My own anxiety levels remained steady through much of the work, Henson's use of tonality and penchant for rich, slow moving chords creating something that's often more calming than alarming. Vaughan Williams and Barber are audible reference points, and you suspect he's also listened to Arvo Pärt’s Cantus in Memoriam Benjamin Britten. The violent outburst at the close of the second movement made me jump, and violinist Thomas Gould is superb in the fourth and fifth sections. The finale, “Breathing Out”, brings things to a peaceful close. It's rather good – as mentioned, buy the LPs rather than the download. Surfaces on my copy were pristine, and Henson's sleeve art is cool.

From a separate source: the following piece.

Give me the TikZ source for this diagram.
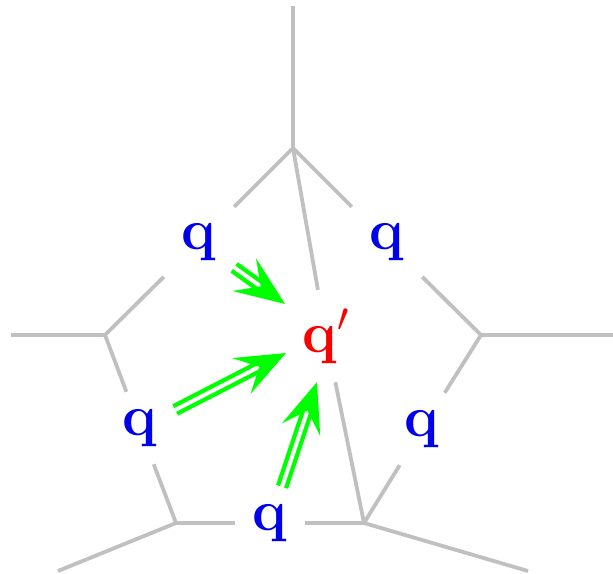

The Arts Desk (Graham Rickson), 9 November 2019
It’s delicate, elegant, haunting and masterful all at once…
Cool Hunting (Evan Malachosky), 2 October 2019
‘Those who have enjoyed the music of Keaton Henson over the past decade may be surprised to discover his instrumental side; he’s known for tender ballads sung in the Damien Rice style, his voice a reed perpetually on the verge of breaking.  But subtract the vocals from Kindly Now and one is left with empathetic piano and melancholic orchestra (especially on closing track “How Could I Have Known”), powerful enough to stand on their own.This is what occurs on Six Lethargies, which began its public life in an unusual manner.  Some of the premiere attendees were attached to sensors to measure whether they might feel the same emotions as Henson felt while writing his music…
Not that Henson is trying to depress his audience.  He’s searching for a shared reception, triggered by music.  Might Six Lethargies make listeners sad?  Might it provoke anxiety?  And if not, might it at least produce a feeling of compassion?  The more anxious public listeners felt, the more the lights reacted to them, which might have produced a feedback loop; no such phobia is present at home, or wherever the album is played…
Most Western ears will receive it in a spectrum that stretches from regret to awe…
To these ears, the album is not depressing, but lovely.  While it may have risen from depression, the fact of its existence is proof that the artist was anything but lethargic, even if the writing took months to complete.  The music is also a comfort, a blanket of empathy one might draw around the shoulders.  The sluggish tempo and rising volume of “Initium” give way to quickening passages in “The Falling,” which leaps from moments of silence to near-cacophony.  The closing minutes contain references to Penderecki’s staccato timbres, matched by the smoothness of soothing strings.  Which emotion will win?  In this case, there is an answer.  The album’s most disturbing moment arrives at the end of this movement, as a chord grows for fifteen seconds before its head is chopped off.  After this, a longer-than-usual pause between tracks, followed by the hive-like buzz of “Unease Concerto – Credenza.”  The mind is a whirl of fierce emotions.
And yet, the artist will not return to this lopping, which causes one to examine the sequencing.  The hardest part is over, the dragon faced, the leap taken, the loss survived.  After this, life goes on.  The album will continue to wrestle with unease; it’s not a Disney ending.  Then again, Disney endings are not even what they used to be, as sequels challenge the idea of happy-ever-after.  Henson isn’t happy-ever-after, but he’s prolific, charting emotion first with words, then with music, calling even silence to his palette.  Six Lethargies may be uneasy listening, but it reflects the fragility of the human psyche, communicating its central message without words:  you are not alone.